START

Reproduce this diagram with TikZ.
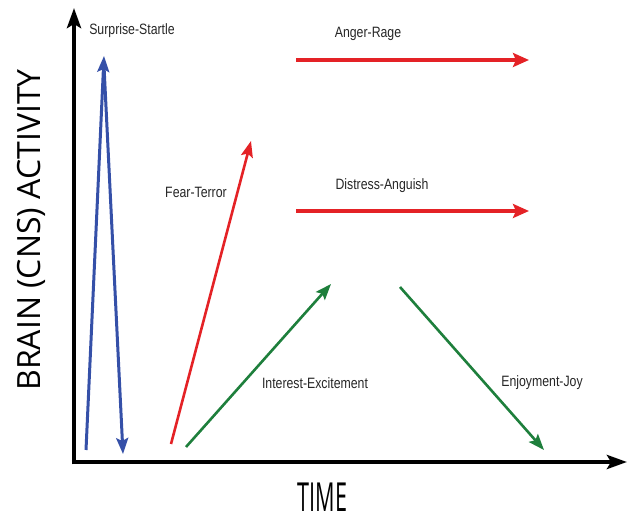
\documentclass[tikz,border=0pt]{standalone}
\usepackage{fontspec}
\usetikzlibrary{arrows.meta}
\newfontfamily\labfont[FakeStretch=0.82]{Liberation Sans}
\newfontfamily\axfont{Open Sans}
\newfontfamily\timefont[FakeStretch=0.54]{Open Sans}
\definecolor{cblue}{HTML}{3550A8}
\definecolor{cred}{HTML}{E42226}
\definecolor{cgreen}{HTML}{1E7F3C}
\tikzset{
  axisline/.style={line width=4.5pt, -{Stealth[length=20pt,width=14pt,inset=4pt]}},
  emo/.style={line width=2.6pt, -{Stealth[length=16pt,width=12pt,inset=3pt]}},
  emothick/.style={line width=3.8pt, -{Stealth[length=16pt,width=14pt,inset=3pt]}},
  lab/.style={font=\labfont\fontsize{15}{16}\selectfont, inner sep=0pt, text=black!85}
}
\begin{document}
\begin{tikzpicture}[x=1pt,y=-1pt]
\useasboundingbox (0,0) rectangle (627,521);
% axes
\coordinate (O) at (74,462);
\coordinate (ytop) at (74,8);
\coordinate (xend) at (627,462);
\draw[axisline] (74,464.25) -- (ytop);
\draw[axisline] (71.75,462) -- (xend);
\node[font=\axfont\fontsize{32}{34}\selectfont, rotate=90, inner sep=0pt] (ylab) at (31,230) {BRAIN (CNS) ACTIVITY};
\node[font=\timefont\fontsize{40}{42}\selectfont, inner sep=0pt] (xlab) at (322.5,497) {TIME};
% surprise-startle
\coordinate (s1) at (86,450);
\coordinate (s2) at (104,56);
\coordinate (s3) at (104,66);
\coordinate (s4) at (123,454);
\draw[emo, cblue, line width=3pt] (s1) -- (s2);
\draw[emo, cblue, line width=3pt] (s3) -- (s4);
\node[lab] (surprise) at (132,31) {Surprise-Startle};
% fear-terror
\coordinate (f1) at (171,444);
\coordinate (f2) at (251,141);
\draw[emo, cred] (f1) -- (f2);
\node[lab] (fear) at (196,192) {Fear-Terror};
% anger-rage
\coordinate (a1) at (296,60);
\coordinate (a2) at (529,60);
\draw[emothick, cred] (a1) -- (a2);
\node[lab] (anger) at (368,34) {Anger-Rage};
% distress-anguish
\coordinate (d1) at (296,211);
\coordinate (d2) at (529,211);
\draw[emothick, cred] (d1) -- (d2);
\node[lab] (distress) at (382,186) {Distress-Anguish};
% interest-excitement
\coordinate (i1) at (186,447);
\coordinate (i2) at (331,284);
\draw[emo, cgreen] (i1) -- (i2);
\node[lab] (interest) at (315,383) {Interest-Excitement};
% enjoyment-joy
\coordinate (j1) at (400,287);
\coordinate (j2) at (544,450);
\draw[emo, cgreen] (j1) -- (j2);
\node[lab] (joy) at (542,383) {Enjoyment-Joy};
\end{tikzpicture}
\end{document}
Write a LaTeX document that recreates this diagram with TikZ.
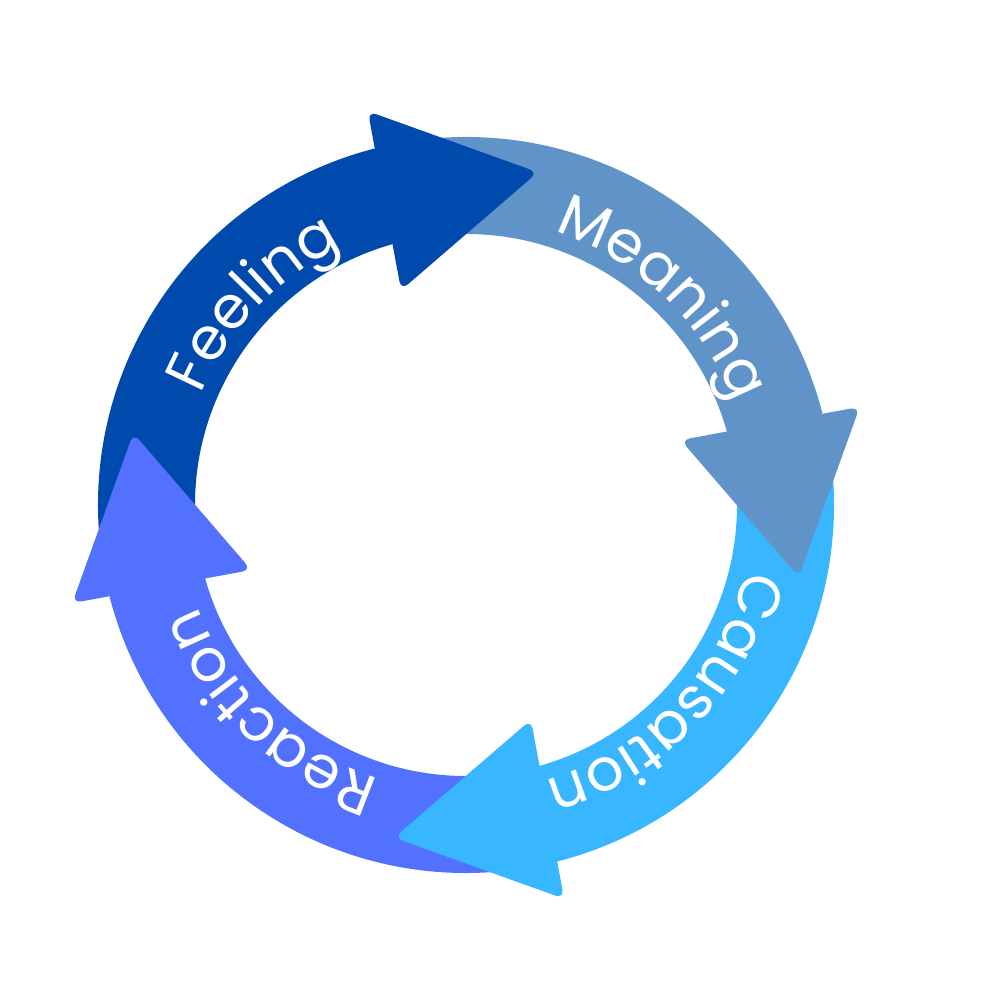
\documentclass[tikz,border=0pt]{standalone}
\usepackage{fontspec}
\setmainfont{Poppins}
\usepackage{tikz}
\usetikzlibrary{decorations.text}
\definecolor{FeelBlue} {HTML}{004AAD}
\definecolor{MeanBlue} {HTML}{6094C8}
\definecolor{CauseBlue}{HTML}{38B6FF}
\definecolor{ReactBlue}{HTML}{5271FF}
\newcommand{\cyclefont}{\fontsize{16.8}{20}\selectfont}

\begin{document}
\begin{tikzpicture}[
    head/.style={fill=#1,rounded corners=0.09cm},
    cyclelabel/.style={decorate,decoration={text along path,text align=center,
        text color=white,text={|\cyclefont|#1}}}]
  \useasboundingbox (-4.66,-4.95) rectangle (5.34,5.05);
  % bands, tail to head
  \foreach \b/\c in {105/FeelBlue,15/MeanBlue,-75/CauseBlue,-165/ReactBlue}
    \fill[\c] (\b+80:3.68) arc[start angle=\b+80,end angle=\b-2,radius=3.68]
      -- (\b-2:2.71) arc[start angle=\b-2,end angle=\b+80,radius=2.71] -- cycle;
  % heads last, each one covers the next tail
  \foreach \b/\c in {105/FeelBlue,15/MeanBlue,-75/CauseBlue,-165/ReactBlue}
    \fill[head=\c,shift={(\b:3.15)},rotate=\b-94.5]
      (0,0.91) -- (1.56,0) -- (0,-0.91) -- cycle;
  % labels
  \foreach \b/\t in {105/Feeling,15/Meaning,-75/Causation,-165/Reaction}
    \path[cyclelabel=\t] (\b+72:2.87) arc[start angle=\b+72,end angle=\b-9,radius=2.87];
\end{tikzpicture}
\end{document}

END

GIVEN REQUEST:
Reproduce the records above exactly, leaving out every picture they contain.

ANSWER TO THE PROBLEM:
Reproduce this diagram with TikZ.
\documentclass[tikz,border=0pt]{standalone}
\usepackage{fontspec}
\usetikzlibrary{arrows.meta}
\newfontfamily\labfont[FakeStretch=0.82]{Liberation Sans}
\newfontfamily\axfont{Open Sans}
\newfontfamily\timefont[FakeStretch=0.54]{Open Sans}
\definecolor{cblue}{HTML}{3550A8}
\definecolor{cred}{HTML}{E42226}
\definecolor{cgreen}{HTML}{1E7F3C}
\tikzset{
  axisline/.style={line width=4.5pt, -{Stealth[length=20pt,width=14pt,inset=4pt]}},
  emo/.style={line width=2.6pt, -{Stealth[length=16pt,width=12pt,inset=3pt]}},
  emothick/.style={line width=3.8pt, -{Stealth[length=16pt,width=14pt,inset=3pt]}},
  lab/.style={font=\labfont\fontsize{15}{16}\selectfont, inner sep=0pt, text=black!85}
}
\begin{document}
\begin{tikzpicture}[x=1pt,y=-1pt]
\useasboundingbox (0,0) rectangle (627,521);
% axes
\coordinate (O) at (74,462);
\coordinate (ytop) at (74,8);
\coordinate (xend) at (627,462);
\draw[axisline] (74,464.25) -- (ytop);
\draw[axisline] (71.75,462) -- (xend);
\node[font=\axfont\fontsize{32}{34}\selectfont, rotate=90, inner sep=0pt] (ylab) at (31,230) {BRAIN (CNS) ACTIVITY};
\node[font=\timefont\fontsize{40}{42}\selectfont, inner sep=0pt] (xlab) at (322.5,497) {TIME};
% surprise-startle
\coordinate (s1) at (86,450);
\coordinate (s2) at (104,56);
\coordinate (s3) at (104,66);
\coordinate (s4) at (123,454);
\draw[emo, cblue, line width=3pt] (s1) -- (s2);
\draw[emo, cblue, line width=3pt] (s3) -- (s4);
\node[lab] (surprise) at (132,31) {Surprise-Startle};
% fear-terror
\coordinate (f1) at (171,444);
\coordinate (f2) at (251,141);
\draw[emo, cred] (f1) -- (f2);
\node[lab] (fear) at (196,192) {Fear-Terror};
% anger-rage
\coordinate (a1) at (296,60);
\coordinate (a2) at (529,60);
\draw[emothick, cred] (a1) -- (a2);
\node[lab] (anger) at (368,34) {Anger-Rage};
% distress-anguish
\coordinate (d1) at (296,211);
\coordinate (d2) at (529,211);
\draw[emothick, cred] (d1) -- (d2);
\node[lab] (distress) at (382,186) {Distress-Anguish};
% interest-excitement
\coordinate (i1) at (186,447);
\coordinate (i2) at (331,284);
\draw[emo, cgreen] (i1) -- (i2);
\node[lab] (interest) at (315,383) {Interest-Excitement};
% enjoyment-joy
\coordinate (j1) at (400,287);
\coordinate (j2) at (544,450);
\draw[emo, cgreen] (j1) -- (j2);
\node[lab] (joy) at (542,383) {Enjoyment-Joy};
\end{tikzpicture}
\end{document}
Write a LaTeX document that recreates this diagram with TikZ.
\documentclass[tikz,border=0pt]{standalone}
\usepackage{fontspec}
\setmainfont{Poppins}
\usepackage{tikz}
\usetikzlibrary{decorations.text}
\definecolor{FeelBlue} {HTML}{004AAD}
\definecolor{MeanBlue} {HTML}{6094C8}
\definecolor{CauseBlue}{HTML}{38B6FF}
\definecolor{ReactBlue}{HTML}{5271FF}
\newcommand{\cyclefont}{\fontsize{16.8}{20}\selectfont}

\begin{document}
\begin{tikzpicture}[
    head/.style={fill=#1,rounded corners=0.09cm},
    cyclelabel/.style={decorate,decoration={text along path,text align=center,
        text color=white,text={|\cyclefont|#1}}}]
  \useasboundingbox (-4.66,-4.95) rectangle (5.34,5.05);
  % bands, tail to head
  \foreach \b/\c in {105/FeelBlue,15/MeanBlue,-75/CauseBlue,-165/ReactBlue}
    \fill[\c] (\b+80:3.68) arc[start angle=\b+80,end angle=\b-2,radius=3.68]
      -- (\b-2:2.71) arc[start angle=\b-2,end angle=\b+80,radius=2.71] -- cycle;
  % heads last, each one covers the next tail
  \foreach \b/\c in {105/FeelBlue,15/MeanBlue,-75/CauseBlue,-165/ReactBlue}
    \fill[head=\c,shift={(\b:3.15)},rotate=\b-94.5]
      (0,0.91) -- (1.56,0) -- (0,-0.91) -- cycle;
  % labels
  \foreach \b/\t in {105/Feeling,15/Meaning,-75/Causation,-165/Reaction}
    \path[cyclelabel=\t] (\b+72:2.87) arc[start angle=\b+72,end angle=\b-9,radius=2.87];
\end{tikzpicture}
\end{document}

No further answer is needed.